** SET TASK **
Answer with a single number: the count of lines that hold "matplotlib".

__________

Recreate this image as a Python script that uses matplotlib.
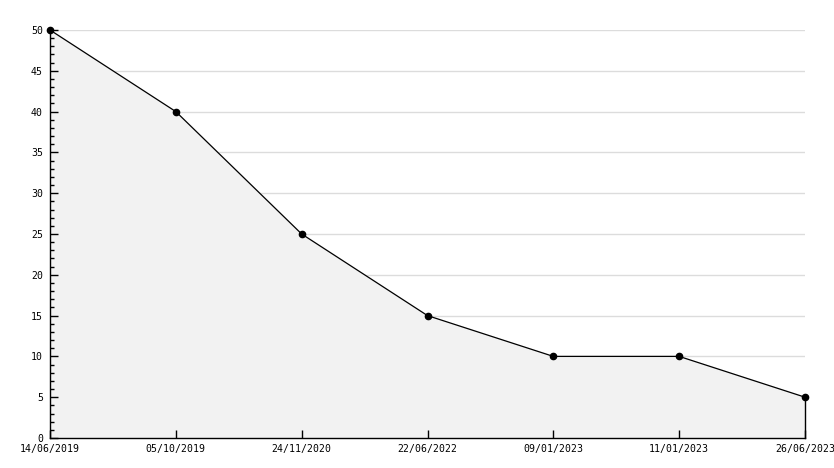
from matplotlib import pyplot as pl
from matplotlib.ticker import MultipleLocator

dates = ['14/06/2019', '05/10/2019', '24/11/2020', '22/06/2022', '09/01/2023', '11/01/2023', '26/06/2023']
values = [50, 40, 25, 15, 10, 10, 5]

fig = pl.figure(figsize=(8.34, 4.68), dpi=100)
ax = fig.add_axes([50/834, 30/468, 755/834, 408/468])
x = range(len(dates))

# grid lines sit under the filled area
for yv in range(5, 51, 5):
    ax.axhline(yv, color='#dcdcdc', linewidth=1, zorder=0.5)
ax.fill_between(x, values, 0, color='#f2f2f2', zorder=1)
ax.plot([len(dates)-1, len(dates)-1], [0, values[-1]], color='black', lw=1, zorder=2, clip_on=False)
ax.plot(x, values, color='black', lw=0.9, marker='o', markersize=4.5, zorder=3, clip_on=False)

ax.set_xlim(0, len(dates)-1)
ax.set_ylim(0, 50)
ax.set_xticks(list(x))
ax.set_xticklabels(dates)
ax.yaxis.set_major_locator(MultipleLocator(5))
ax.yaxis.set_minor_locator(MultipleLocator(1))
ax.tick_params(axis='both', which='both', labelsize=7.1, direction='in', width=1, color='black')
ax.tick_params(axis='y', which='major', length=6, pad=5)
ax.tick_params(axis='y', which='minor', length=3)
ax.tick_params(axis='x', length=6, pad=4)
for lbl in ax.get_xticklabels() + ax.get_yticklabels():
    lbl.set_family('DejaVu Sans Mono')
for s in ('top', 'right'):
    ax.spines[s].set_visible(False)
for s in ('left', 'bottom'):
    ax.spines[s].set_linewidth(1)
    ax.spines[s].set_zorder(4)

pl.savefig('out.png', dpi=100)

__________

** IN RESPONSE **
3